Besides: Those Mitsuhama cyborgs don't perform as badly as you insinuated. According to the rules in Augmentation, p.159 , the "Otomo cyborg" for example (if controlled by an A.I. with Aptitude in "Pilot Groundvehicle") would have:
- Body 6
- Agility 10 (Pilot Groundvehicle (Anthroform) 7(9) + Handling 1)
- Reaction up to 11 (depending on the response of the commlink +2 point upgrade)
- Strength 6 (= Body)
An A.I. in such a cyborg body could eventually have "Automatics (Assault Rifle) 16(18)" +2D6 from Smartgun, and "Dodge (Ranged Combat) 17(19)". Add up to 21 personal armor (or 18 vehicle armor +10 smart armor) to it without losing any agility, and you have an A.I. with a very resilient and agile body.
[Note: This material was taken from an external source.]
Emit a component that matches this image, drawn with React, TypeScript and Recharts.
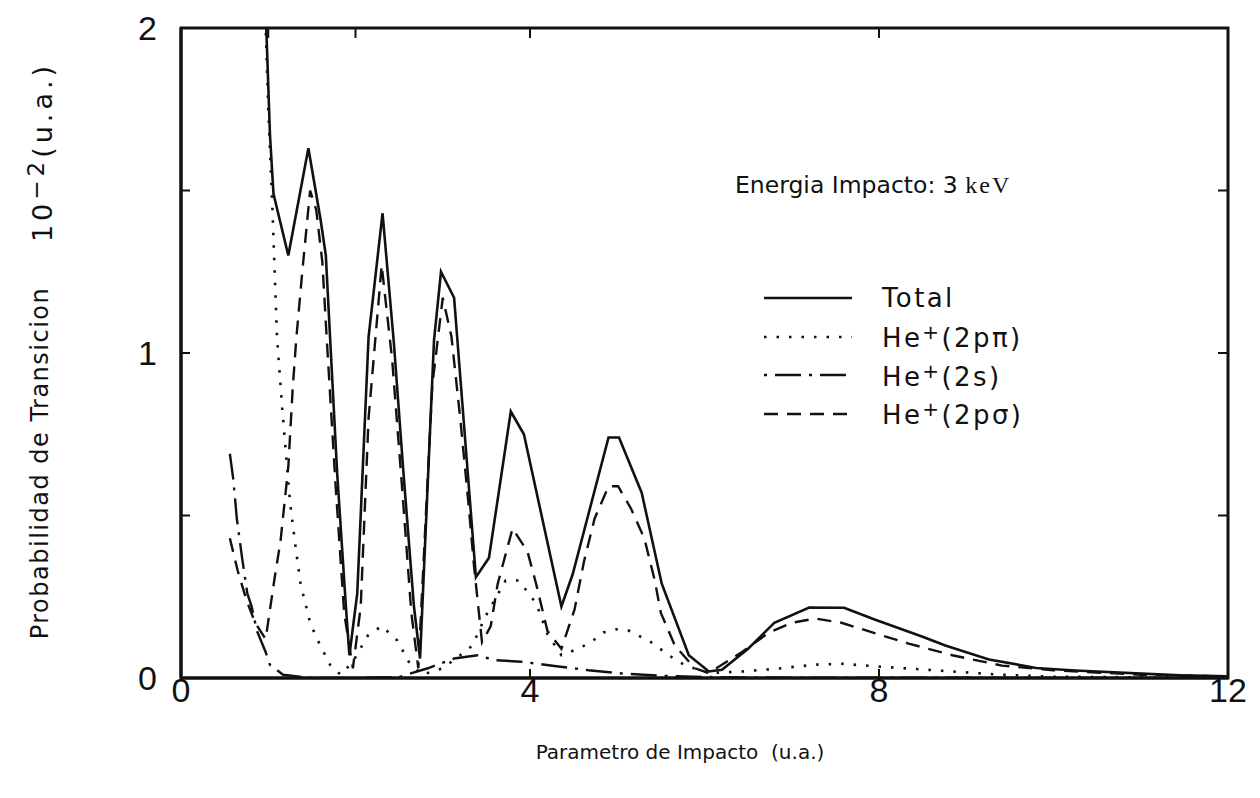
import React from "react";
import { LineChart, Line, XAxis, YAxis, ReferenceArea } from "recharts";

// impact parameter (u.a.) -> transition probability (10^-2 u.a.)
const total: [number, number][] = [
  [0.9, 2.6], [1.02, 1.67], [1.06, 1.49], [1.23, 1.3], [1.46, 1.63], [1.6, 1.41],
  [1.66, 1.3], [1.71, 1.04], [1.79, 0.63], [1.89, 0.22], [1.93, 0.07], [2.02, 0.26],
  [2.15, 1.05], [2.31, 1.43], [2.44, 1.03], [2.55, 0.63], [2.67, 0.22], [2.74, 0.06],
  [2.9, 1.04], [2.98, 1.25], [3.13, 1.17], [3.38, 0.31], [3.53, 0.37], [3.78, 0.82],
  [3.93, 0.75], [4.36, 0.22], [4.49, 0.32], [4.9, 0.74], [5.02, 0.74], [5.28, 0.57],
  [5.51, 0.29], [5.82, 0.07], [6.05, 0.02], [6.2, 0.025], [6.5, 0.09], [6.8, 0.17],
  [7.2, 0.217], [7.6, 0.216], [7.95, 0.18], [8.5, 0.127], [8.76, 0.1], [9.26, 0.057],
  [9.8, 0.031], [10.25, 0.023], [11.45, 0.008], [12, 0.005],
];

const pPi: [number, number][] = [
  [0.9, 2.6], [1.0, 1.75], [1.05, 1.43], [1.1, 1.05], [1.16, 0.83], [1.25, 0.54],
  [1.31, 0.41], [1.37, 0.29], [1.48, 0.17], [1.56, 0.12], [1.71, 0.04], [1.83, 0.01],
  [1.97, 0.05], [2.14, 0.13], [2.3, 0.16], [2.48, 0.115], [2.61, 0.05], [2.76, 0.01],
  [3.0, 0.03], [3.2, 0.07], [3.34, 0.1], [3.49, 0.19], [3.72, 0.3], [3.87, 0.3],
  [4.07, 0.23], [4.2, 0.135], [4.36, 0.07], [4.55, 0.09], [4.7, 0.11], [4.84, 0.14],
  [4.99, 0.15], [5.14, 0.145], [5.39, 0.11], [5.59, 0.07], [5.77, 0.04], [6.05, 0.015],
  [6.43, 0.02], [6.8, 0.028], [7.27, 0.041], [7.57, 0.044], [7.95, 0.036], [8.34, 0.029],
  [9.4, 0.01], [10, 0.004], [12, 0],
];

const s2: [number, number][] = [
  [0.56, 0.69], [0.6, 0.61], [0.64, 0.49], [0.7, 0.37], [0.76, 0.26], [0.81, 0.22],
  [0.87, 0.145], [0.97, 0.08], [1.02, 0.04], [1.17, 0.01], [1.5, 0], [2.0, 0],
  [2.5, 0.003], [2.83, 0.03], [3.13, 0.06], [3.4, 0.07], [3.59, 0.055], [3.9, 0.05],
  [4.28, 0.037], [4.67, 0.024], [5.05, 0.014], [5.5, 0.007], [6, 0.003], [7, 0.001], [12, 0],
];

const pSigma: [number, number][] = [
  [0.56, 0.43], [0.65, 0.33], [0.75, 0.24], [0.85, 0.17], [0.97, 0.12], [1.08, 0.32],
  [1.14, 0.42], [1.23, 0.65], [1.28, 0.89], [1.32, 1.04], [1.39, 1.25], [1.48, 1.5],
  [1.55, 1.44], [1.62, 1.28], [1.68, 1.0], [1.77, 0.6], [1.87, 0.2], [1.97, 0.03],
  [2.06, 0.22], [2.15, 0.8], [2.3, 1.27], [2.42, 0.98], [2.53, 0.6], [2.64, 0.2],
  [2.72, 0.03], [2.88, 0.9], [3.0, 1.17], [3.1, 1.05], [3.2, 0.8], [3.29, 0.55],
  [3.36, 0.34], [3.45, 0.11], [3.55, 0.16], [3.63, 0.29], [3.72, 0.38], [3.8, 0.46],
  [3.97, 0.39], [4.07, 0.29], [4.2, 0.145], [4.36, 0.09], [4.51, 0.21], [4.62, 0.36],
  [4.74, 0.49], [4.9, 0.59], [5.01, 0.59], [5.16, 0.52], [5.31, 0.43], [5.43, 0.3],
  [5.5, 0.2], [5.66, 0.1], [5.89, 0.03], [6.05, 0.015], [6.43, 0.08], [6.74, 0.14],
  [7.0, 0.17], [7.27, 0.183], [7.57, 0.17], [7.95, 0.138], [8.34, 0.106], [8.84, 0.07],
  [9.41, 0.038], [9.99, 0.024], [11, 0.01], [12, 0.005],
];

const xTicks = [0, 4, 8, 12];
const xTopTicks = [1, 2, 4, 8];
const yTicks = [0, 1, 2];
const yMinorTicks = [0.5, 1, 1.5];

const series = [
  { name: "Total", data: total, dash: undefined as string | undefined, width: 2.6 },
  { name: "pPi", data: pPi, dash: "2.5 10", width: 2.6 },
  { name: "s2", data: s2, dash: "26 8 3 8", width: 2.4 },
  { name: "pSigma", data: pSigma, dash: "14 9", width: 2.4 },
];

const legendRows = [
  { label: "Total", dash: undefined as string | undefined, sub: "" },
  { label: "He", dash: "2.5 10", sub: "(2pπ)" },
  { label: "He", dash: "3 8 26 8", sub: "(2s)" },
  { label: "He", dash: "14 9", sub: "(2pσ)" },
];

const toPts = (arr: [number, number][]) => arr.map(([x, y]) => ({ x, y }));

const FONT = "'DejaVu Sans', sans-serif";
const INK = "#111";
const tickFont = { fontSize: 34, fill: INK, fontFamily: "'Liberation Sans', Arial, sans-serif" };
const noLabel = () => <g />;

function FigureLegend() {
  return (
    <div style={{ position: "absolute", left: 762, top: 279, fontFamily: FONT, fontSize: 26, letterSpacing: 2.4, color: INK }}>
      {legendRows.map((r, i) => (
        <div key={i} style={{ display: "flex", alignItems: "center", height: 38.5 }}>
          <svg width={92} height={10} style={{ marginRight: 28 }}>
            <line x1={2} y1={5} x2={90} y2={5} stroke={INK} strokeWidth={2.4} strokeDasharray={r.dash} />
          </svg>
          <span style={{ whiteSpace: "nowrap" }}>
            {r.label}
            {r.sub && <span style={{ fontSize: 20, verticalAlign: 8 }}>+</span>}
            {r.sub}
          </span>
        </div>
      ))}
    </div>
  );
}

export default function App() {
  return (
    <div style={{ position: "absolute", left: 0, top: 0, width: 1260, height: 798, background: "#fff" }}>
      <LineChart width={1260} height={798} margin={{ top: 27, right: 32, bottom: 80, left: 100 }}>
        <XAxis
          xAxisId="x"
          dataKey="x"
          type="number"
          domain={[0, 12]}
          ticks={xTicks}
          allowDataOverflow
          height={40}
          tickSize={-9}
          tickMargin={9}
          axisLine={{ stroke: INK, strokeWidth: 3 }}
          tickLine={{ stroke: INK, strokeWidth: 2 }}
          tick={tickFont}
        />
        <XAxis
          xAxisId="xt"
          dataKey="x"
          type="number"
          domain={[0, 12]}
          ticks={xTopTicks}
          allowDataOverflow
          orientation="top"
          height={1}
          tick={noLabel}
          tickSize={-10}
          axisLine={false}
          tickLine={{ stroke: INK, strokeWidth: 2 }}
        />
        <YAxis
          yAxisId="y"
          type="number"
          domain={[0, 2]}
          ticks={yTicks}
          allowDataOverflow
          width={81}
          tickLine={false}
          tickMargin={18}
          axisLine={{ stroke: INK, strokeWidth: 3 }}
          tick={tickFont}
        />
        <YAxis
          yAxisId="yl"
          type="number"
          domain={[0, 2]}
          ticks={yMinorTicks}
          allowDataOverflow
          orientation="left"
          mirror
          width={1}
          tick={noLabel}
          tickSize={9}
          axisLine={false}
          tickLine={{ stroke: INK, strokeWidth: 2 }}
        />
        <YAxis
          yAxisId="yr"
          type="number"
          domain={[0, 2]}
          ticks={yMinorTicks}
          allowDataOverflow
          orientation="right"
          mirror
          width={1}
          tick={noLabel}
          tickSize={10}
          axisLine={false}
          tickLine={{ stroke: INK, strokeWidth: 2 }}
        />
        <ReferenceArea
          xAxisId="x"
          yAxisId="y"
          x1={0}
          x2={12}
          y1={0}
          y2={2}
          fill="none"
          fillOpacity={0}
          stroke={INK}
          strokeWidth={3}
        />
        {series.map((s) => (
          <Line
            key={s.name}
            xAxisId="x"
            yAxisId="y"
            data={toPts(s.data)}
            dataKey="y"
            type="linear"
            stroke={INK}
            strokeWidth={s.width}
            strokeDasharray={s.dash}
            dot={false}
            activeDot={false}
            isAnimationActive={false}
          />
        ))}
      </LineChart>

      <div
        style={{
          position: "absolute", left: 40, top: 463, transform: "translate(-50%, -50%) rotate(-90deg)",
          fontFamily: FONT, fontSize: 24, letterSpacing: 1.5, color: INK, whiteSpace: "nowrap",
        }}
      >
        Probabilidad de Transicion
      </div>
      <div
        style={{
          position: "absolute", left: 40, top: 152, transform: "translate(-50%, -50%) rotate(-90deg)",
          fontFamily: FONT, fontSize: 27, letterSpacing: 4, color: INK, whiteSpace: "nowrap",
        }}
      >
        10<span style={{ fontSize: 23, verticalAlign: 8 }}>−2</span>(u.a.)
      </div>

      <div
        style={{
          position: "absolute", left: 680, top: 752, transform: "translate(-50%, -50%)",
          fontFamily: FONT, fontSize: 20, color: INK, whiteSpace: "nowrap",
        }}
      >
        Parametro de Impacto&nbsp;&nbsp;(u.a.)
      </div>

      <div
        style={{
          position: "absolute", left: 735, top: 185, transform: "translateY(-50%)",
          fontFamily: FONT, fontSize: 23.5, color: INK, whiteSpace: "nowrap",
        }}
      >
        Energia Impacto: 3{" "}
        <span style={{ fontFamily: "'Liberation Serif', serif", fontSize: 24, letterSpacing: 2 }}>keV</span>
      </div>

      <FigureLegend />
    </div>
  );
}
150k is only 30BP of starting resources! Only 30BP... enough for a real character to raise 3 of his 4 physical stats BY ONE POINT. Yet you don't see how this is problematic, being able to buy all your stats with no essence limitations or problems.
1. An A.I. is more vulnerable within a physical body (see my last post).
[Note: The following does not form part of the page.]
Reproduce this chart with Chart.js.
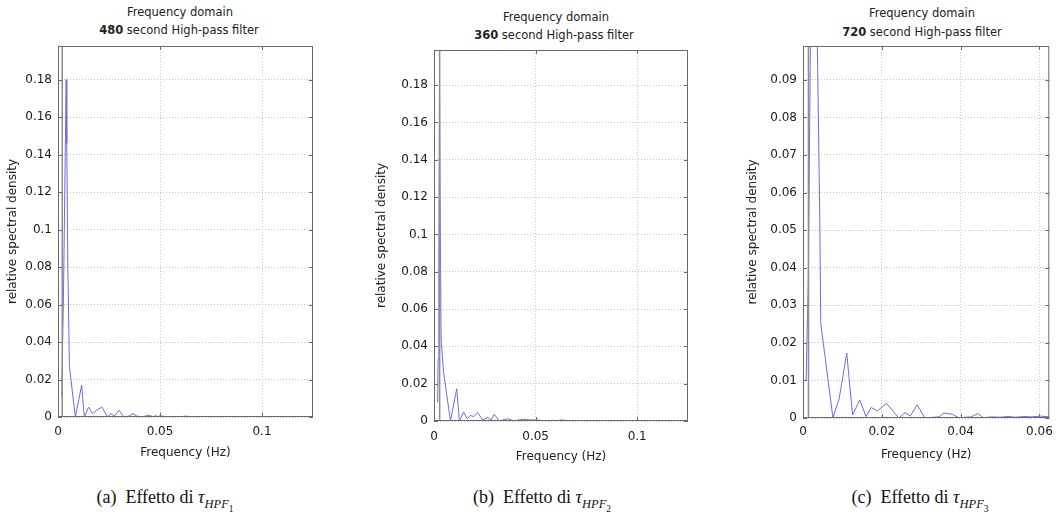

2. It's not as if it isn't already possible to significantly increase all physical attributes by only investing a couple of BP's. An elven mage with B:1/A:2/R:1/S:1 could for example shapechange into a human with B:7/A:7/R:7/S:7 and then sustain the spell with a sustaining foci. Or he could let himself become posessed by a power 6 spirit, thereby increasing his attributes.
3. As you've described in your post, it is already possible for a Rigger to rig another human by stirrup interface. If he uses a specially grown or trained Type-O clone body (one with all physical stats at 6) instead of a Hobo, and in addition to the stirrup interface implants some standard bioware (like muscle toner) into it, then the rigger is also able of walking around in a body with very good physical attributes, while paying far less BP's for it than it would have cost him to improve his own body's natural physical attributes.
With all that in mind I'm curious why you are so hellbent on fighting the idea of a cyberdrone. After all it only allows the player to do something with rigging and cyberware, which he could already do by other means.